速報→「サバンナの掟」柿喰う客
2008.1.5 19:30
とある地方都市。援助交際を斡旋する女子高生たちのコミュニティー。その仲間の女子高生が客の男に暴力を受ける。別の女子高生は昨晩から連絡が取れない。
援助交際を捜査しようとしている刑事、上司の許可が出ない。いつも銃をこめかみに当て、死にそうなスリルが快感で抜けられない。
女性初の総理大臣、お忍びでやってくる。実はレズビアンで、女子高生を買うためにスタッフを連れてくる...
30人の舞台。高低はつけているものの、ほぼ素舞台。タッパも幅も奥行きもある舞台の広さはさすがに今までとは勝手が違うようで、工夫は見えるものの、さすがに空間を埋め切れているとはいえません。が、捨てキャラもあるとはいえ、この人数を空間を交錯させながら語る語り口はさすがに巧い。役名を覚えられない記憶力がザルなあたしですし、劇場の規模は役者の顔がすべての席からちゃんと見えるわけには行きません。が、それぞれの人物にキャラクタや見た目などの属性をきちんとしていて、実に見やすいのです。

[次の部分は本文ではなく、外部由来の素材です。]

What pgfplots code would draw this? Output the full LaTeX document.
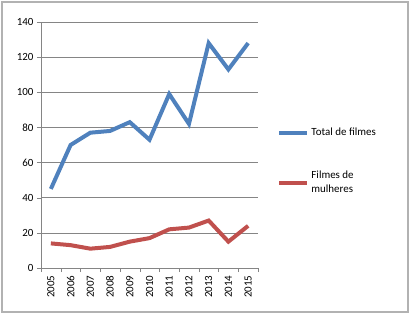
\documentclass[border=0pt]{standalone}
\usepackage{pgfplots}
\pgfplotsset{compat=1.18}
\usepackage{fontspec}
\setmainfont{Carlito}
\definecolor{sblue}{HTML}{4F81BD}
\definecolor{sred}{HTML}{C0504D}
\definecolor{gridc}{HTML}{858585}
\begin{document}
\begin{tikzpicture}[x=1bp,y=1bp]
\useasboundingbox (0,0) rectangle (410,314);
\draw[gray!60, line width=1.2bp] (2,2) rectangle (408,312);
\begin{axis}[
  at={(41bp,46bp)}, anchor=south west,
  scale only axis, width=217bp, height=246bp,
  xmin=-0.5, xmax=10.5, ymin=0, ymax=140,
  ytick={0,20,...,140},
  xtick={0,...,10},
  xticklabels={2005,2006,2007,2008,2009,2010,2011,2012,2013,2014,2015},
  x tick label style={rotate=90, anchor=east, font=\fontsize{11}{13}\selectfont},
  y tick label style={font=\fontsize{11}{13}\selectfont},
  /pgf/number format/assume math mode=true,
  minor xtick={-0.5,0.5,...,10.5},
  major x tick style={draw=none},
  minor x tick style={gridc},
  y tick style={gridc},
  tick align=outside,
  major tick length=4bp, minor tick length=4bp,
  axis lines*=left,
  axis line style={gridc},
  ymajorgrids, grid style={gridc, line width=0.7bp},
  legend cell align=left,
  legend style={draw=none, fill=none, at={(1.075,0.585)}, anchor=north west,
    font=\fontsize{11}{14}\selectfont, row sep=30bp,
    nodes={align=left, inner xsep=2bp}},
  legend image code/.code={\draw[#1, line width=4bp] (0bp,0bp) -- (28bp,0bp);},
]
\addplot[sblue, line width=4bp] coordinates {
(0,45) (1,70) (2,77) (3,78) (4,83) (5,73) (6,99) (7,82) (8,128) (9,113) (10,128)};
\addlegendentry{Total de filmes}
\addplot[sred, line width=4bp] coordinates {
(0,14) (1,13) (2,11) (3,12) (4,15) (5,17) (6,22) (7,23) (8,27) (9,15) (10,24)};
\addlegendentry{Filmes de\\mulheres}
\end{axis}
\end{tikzpicture}
\end{document}
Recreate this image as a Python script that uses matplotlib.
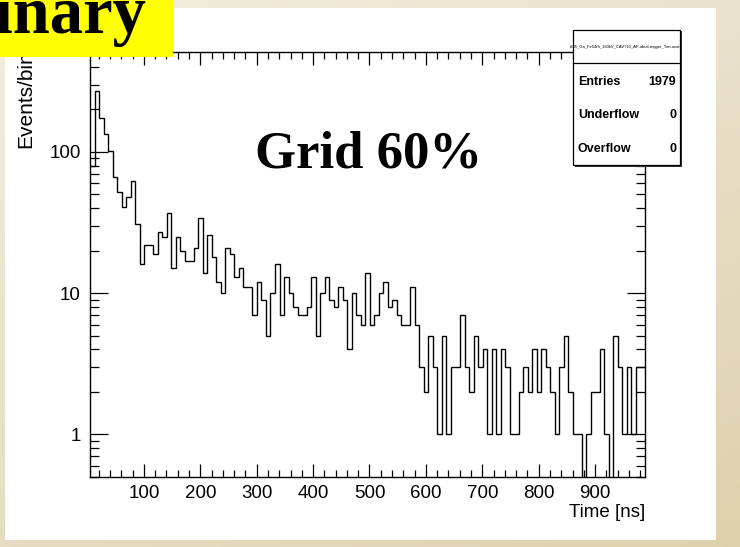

いままでの印象、たとえば王子小劇場やモリエールクラスの狭い舞台ならば、紙芝居のように目の前の舞台を切り替えていくことがスピード感を持ち、グルーヴ感を醸します。今作においては広い舞台に何カ所かのステージを置き、並行させたり、裏で起きたりしていることをみせています。舞台の広さの中で出来ることを最大限にやっていますが、慣れない感じは残りますし、後方から観ていると、あちこちでちまちま芝居をやっている感じになってしまって勿体ない気もします。
題材は援交だの殺人だのと殺伐としていますし、言葉は相当に下品だったりガサツだったりします。おそらく受け付けない観客も間違いなく結構いそうです。が、びっくりするぐらいに、視覚的に刺激を求めないのも、歪んだ愛情の表現も、どこか、つかこうへいっぽい感じもします。
これを観たのは1/5。 昼にゲイ、夜にレズを扱う芝居という一日でしたが、同性愛の扱いに関して云えば、夜の今作においては比べてしまうと当事者でない分、少々雑な感じは否めません。とはいえ、ちゃんと走りきってみせるのは大したモノ。細かいところまで気持ちが行き渡っているのでしょう。たとえば死んでしまった仲間と、それが見える女が一人という処理も巧い。タバコは目の前の面倒なことから逃げる為の手段になるという視点もらしい感じで面白い。「マサコ」について語るうわさ話も、やんごとない方を想像させてちょっと巧い。
芝居そのものではありませんが、 近くのファーストフードでぼちぼちしていると、観客風やらの人々も入れ替わり立ち替わり。大きな劇場であることを素直に喜び、ほんとに楽しみにしている風の人々。上り調子の劇団固有の、周囲に見える熱気ようなものを感じます。
アタシの観た土曜夜はトークショーが設定されていました。内容というか語り口に少々疑問を感じないことはないのですが、劇場や制作がしっかりツボを押さえた進行になっていて、トークショー運営としてはかなりレベルが高かったという記がします。